Jesus and The Helicopter Mom

On Monday, I led our church’s Mom-to-Mom group through a Bible study on the helicopter mom of the Bible. Guess who?

No, not Rebekah, the mother of Esau and Jacob — she sure helicoptered, but she also was so dysfunctional with her strong preference for one son and scheming against the other that I didn’t think she was very helpful.

In my humble opinion, the helicopter mom of the Bible is (drum roll please. .) Salome, the mother of the disciples James and John, the wife of a prosperous fisherman, Zebedee, and (some think) the sister of Mary, Jesus’s mom.

Salome, with two strapping fishers-of-men by her side, strides to Jesus, kneels down and asks him a favor.

Jesus asks, “What is it you want?”

“When you come into your glory, would you please put one of my boys at your right and the other at your left hand side?”
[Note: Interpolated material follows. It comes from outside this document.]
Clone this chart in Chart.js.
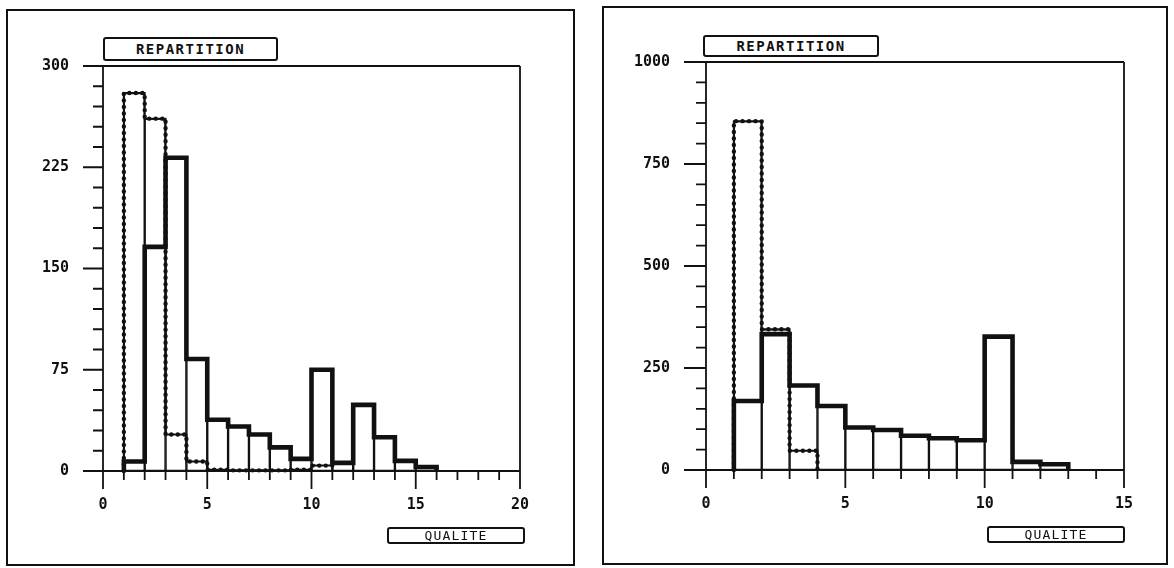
<!DOCTYPE html>
<html><head><meta charset="utf-8">
<script src="https://cdn.jsdelivr.net/npm/chart.js@4.4.1/dist/chart.umd.min.js"></script>
<style>
html,body{margin:0;padding:0;background:#fff;width:1174px;height:568px;overflow:hidden}
body{position:relative}
.frame{position:absolute;border:2px solid #111;box-sizing:border-box}
canvas{position:absolute;top:0}
.box{position:absolute;border:2px solid #111;border-radius:3px;box-sizing:border-box;font-family:"DejaVu Sans Mono",monospace;color:#111;text-align:center;background:#fff;z-index:2;white-space:nowrap}
.rep{font-size:14px;font-weight:bold;letter-spacing:1.5px}
.qual{font-size:13px;letter-spacing:1.2px;line-height:13px}
</style></head><body>
<div class="frame" style="left:6px;top:9px;width:569px;height:557px"></div>
<div class="frame" style="left:602px;top:6px;width:566px;height:559px"></div>
<canvas id="c1" width="587" height="568" style="left:0;width:587px;height:568px"></canvas>
<canvas id="c2" width="587" height="568" style="left:587px;width:587px;height:568px"></canvas>
<div class="box rep" style="left:103px;top:37px;width:175px;height:24px;line-height:20px">REPARTITION</div>
<div class="box rep" style="left:703px;top:35px;width:176px;height:22px;line-height:18px">REPARTITION</div>
<div class="box qual" style="left:387px;top:527px;width:138px;height:17px">QUALITE</div>
<div class="box qual" style="left:987px;top:526px;width:138px;height:17px">QUALITE</div>
<script>
// ---- data ----
const yTitle = 'REPARTITION';
const xTitle = 'QUALITE';

// left panel: bins of width 1, lower edges
const leftBins    = [1, 2, 3, 4, 5, 6, 7, 8, 9, 10, 11, 12, 13, 14, 15];
const leftSeriesA = [280, 261, 27, 7, 1, 0.5, 0.5, 0.5, 1, 4];             // dotted
const leftSeriesB = [7, 166, 232, 83, 38, 33, 27, 17.5, 9, 75, 6, 49, 25, 7.5, 3]; // thick
const leftYLabels = [0, 75, 150, 225, 300];
const leftXLabels = [0, 5, 10, 15, 20];

// right panel
const rightBins    = [1, 2, 3, 4, 5, 6, 7, 8, 9, 10, 11, 12];
const rightSeriesA = [855, 345, 47];
const rightSeriesB = [169, 333, 207, 157, 104, 98, 84, 78, 73, 327, 20, 14];
const rightYLabels = [0, 250, 500, 750, 1000];
const rightXLabels = [0, 5, 10, 15];

// ---- helpers building library data from the arrays ----
function stepPoints(bins, vals) {
  const pts = [{x: bins[0], y: 0}];
  vals.forEach((v, i) => pts.push({x: bins[i], y: v}));
  pts.push({x: bins[vals.length - 1] + 1, y: 0});
  return pts;
}
function envelope(bins, a, b) {
  return bins.map((s, i) => ({x: s + 0.5, y: Math.max(a[i] || 0, b[i] || 0)}));
}

const INK = '#111';
const plotterAxes = {
  id: 'plotterAxes',
  afterDraw(chart, args, o) {
    const {ctx} = chart; const x = chart.scales.x, y = chart.scales.y;
    const x0 = x.getPixelForValue(x.min), x1 = x.getPixelForValue(x.max);
    const y0 = y.getPixelForValue(y.min), y1 = y.getPixelForValue(y.max);
    ctx.save();
    ctx.strokeStyle = INK; ctx.lineWidth = 1.8; ctx.lineCap = 'butt';
    ctx.beginPath();
    ctx.moveTo(x0, y1); ctx.lineTo(x0, y0 + o.xMajor);
    ctx.moveTo(x0 - o.yMajor, y0); ctx.lineTo(x1, y0);
    ctx.moveTo(x0 - o.yMajor, y1); ctx.lineTo(x1, y1);
    ctx.moveTo(x1, y1); ctx.lineTo(x1, y0 + o.xMajor);
    y.ticks.forEach(t => {
      const p = y.getPixelForValue(t.value);
      const L = o.yLabels.includes(t.value) ? o.yMajor : o.yMinor;
      ctx.moveTo(x0 - L, p); ctx.lineTo(x0, p);
    });
    x.ticks.forEach(t => {
      const p = x.getPixelForValue(t.value);
      const L = o.xLabels.includes(t.value) ? o.xMajor : o.xMinor;
      ctx.moveTo(p, y0); ctx.lineTo(p, y0 + L);
    });
    ctx.stroke();
    ctx.restore();
  }
};

function makeChart(id, cfg) {
  const font = {family: 'DejaVu Sans Mono', size: 15, weight: 'bold'};
  return new Chart(document.getElementById(id), {
    type: 'line',
    data: {
      datasets: [
        {type: 'line', data: stepPoints(cfg.bins, cfg.b), stepped: 'before', borderColor: INK,
         borderWidth: 4.6, borderJoinStyle: 'miter', pointRadius: 0, fill: false, clip: 10, order: 0},
        {type: 'line', data: stepPoints(cfg.bins, cfg.a), stepped: 'before', borderColor: INK,
         borderWidth: 4.4, borderDash: [0, 6.5], borderCapStyle: 'round', pointRadius: 0, fill: false, clip: 10, order: 1},
        {type: 'line', data: stepPoints(cfg.bins, cfg.a), stepped: 'before', borderColor: INK,
         borderWidth: 2, pointRadius: 0, fill: false, clip: 10, order: 2},
        {type: 'bar', data: envelope(cfg.bins, cfg.a, cfg.b), backgroundColor: 'rgba(255,255,255,0)',
         borderColor: INK, borderWidth: 0.85, borderSkipped: false, barPercentage: 1, categoryPercentage: 1, order: 3}
      ]
    },
    options: {
      responsive: false, animation: false, devicePixelRatio: 1,
      layout: {padding: {left: 0, top: cfg.top, right: cfg.right, bottom: 0}},
      plugins: {legend: {display: false}, tooltip: {enabled: false},
        plotterAxes: {xLabels: cfg.xLabels, yLabels: cfg.yLabels, xMajor: 18, xMinor: 9, yMajor: cfg.yMajor, yMinor: 10}},
      scales: {
        x: {type: 'linear', min: 0, max: cfg.xMax, offset: false,
            grid: {display: false, drawTicks: false, offset: false}, border: {display: false},
            ticks: {stepSize: 1, autoSkip: false, maxRotation: 0, minRotation: 0, padding: 25, color: INK, font,
                    callback: v => cfg.xLabels.includes(v) ? String(v) : ''},
            afterFit: s => { s.height = cfg.xH; }},
        y: {type: 'linear', min: 0, max: cfg.yMax,
            grid: {display: false, drawTicks: false}, border: {display: false},
            ticks: {stepSize: cfg.yStep, autoSkip: false, padding: cfg.yPad, color: INK, font,
                    callback: v => cfg.yLabels.includes(v) ? String(v) : ''},
            afterFit: s => { s.width = cfg.yW; }}
      }
    },
    plugins: [plotterAxes]
  });
}

makeChart('c1', {bins: leftBins, a: leftSeriesA, b: leftSeriesB, xLabels: leftXLabels, yLabels: leftYLabels,
  xMax: 20, yMax: 300, yStep: 15, top: 66, right: 67, xH: 97, yW: 103, yPad: 34, yMajor: 20});
makeChart('c2', {bins: rightBins, a: rightSeriesA, b: rightSeriesB, xLabels: rightXLabels, yLabels: rightYLabels,
  xMax: 15, yMax: 1000, yStep: 50, top: 62, right: 50, xH: 98, yW: 119, yPad: 36, yMajor: 22});
</script>
</body></html>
When I go before Jesus on behalf of my kids and he asks, “What is it you want?” how do I answer?

Right now I want one child to respectfully ask me to help obtain “Annie Get Your Gun” costumes and props rather than handing me a piece of paper and saying, “Here’s your list.”

I want another child to break through shyness, make deep friendships and overcome math and a math teacher who doesn’t seem to teach.

And I want yet another child to obsess less about make-up, clothes and thinking she’ll have the perfect life if she gets into HYP (Harvard-Yale-Princeton as she calls it).

I want all three to flourish, to discover and use their gifts on behalf of a broken world, to love and be loved.

But most of all, I don’t want them to suffer. And that’s what I think is at the heart of the hovering helicopter parenting style.

Fear that our children will suffer.

We fear that if we don’t:
Follow Sears, Brazelton, Ezzo, or whoever the latest parenting guru’s advice to the nth degree our kids won’t attach, have healthy self-esteem, or grow up God’s way. Set up the right playdates, or socialize with the right moms, or get our kids in the right social groups our kids won’t find the right friends and will end up bullied or ostracized. Get our kids into the right schools or activities, they won’t get into the right college, where they won’t meet their right spouse, or get prepared for the right job, where they can’t afford to live in the right suburb which will lead to the right pain-free life.
Jesus says to Salome’s request, “You don’t know what you’re asking — can you drink from the cup I’m going to drink?”

“We can!” all three reply.

Jesus looks at them with sadness, “You will indeed drink from my cup, but to sit at my right or left is not for me to grant. These places belong to those for whom they have been prepared by my Father.”

The cup Jesus talks about is the cup of suffering. The same cup Jesus begs God three times to take away in the garden of Gethsemane before he goes to the cross.

He knows Salome, James and John will all drink from that cup of suffering. In the gospels, Salome shows up again at the foot of the cross watching Jesus die, and then at the tomb bringing spices to anoint Jesus’s body. James will be the first disciple to be martyred. John will be the last disciple to die after seeing all his friends martyred first.

Jesus came into his glory and kingdom while hanging on the cross. And two nameless thieves hung on his right and left side.

Isn’t that a bummer? When we go to Jesus on behalf of our children, ultimately asking that they won’t suffer, his answer is NO. They’re going to suffer and there’s nothing we can do to prevent that. It’s a dangerous world out there, and all the hovering I do won’t keep my kids safe.

Yet ironically, our kids are safest by Jesus’s side. So somehow teaching our kids how to suffer well, how to transform their pain rather than transmit it, how to forgive or turn the other cheek may actually be one of the most central tasks of our parenting.

There are a couple things Salome did well.
1. She followed Jesus herself

2. She released her kids to follow him also
She released her kids to leave the family business to follow Jesus. She released them to a whole new mission in life. She released them to suffering and death, but through their suffering the world was never the same again.

What do you say if God asks you, “What do you want?”

What do you fear? How do you release your kids to the future they’re called to?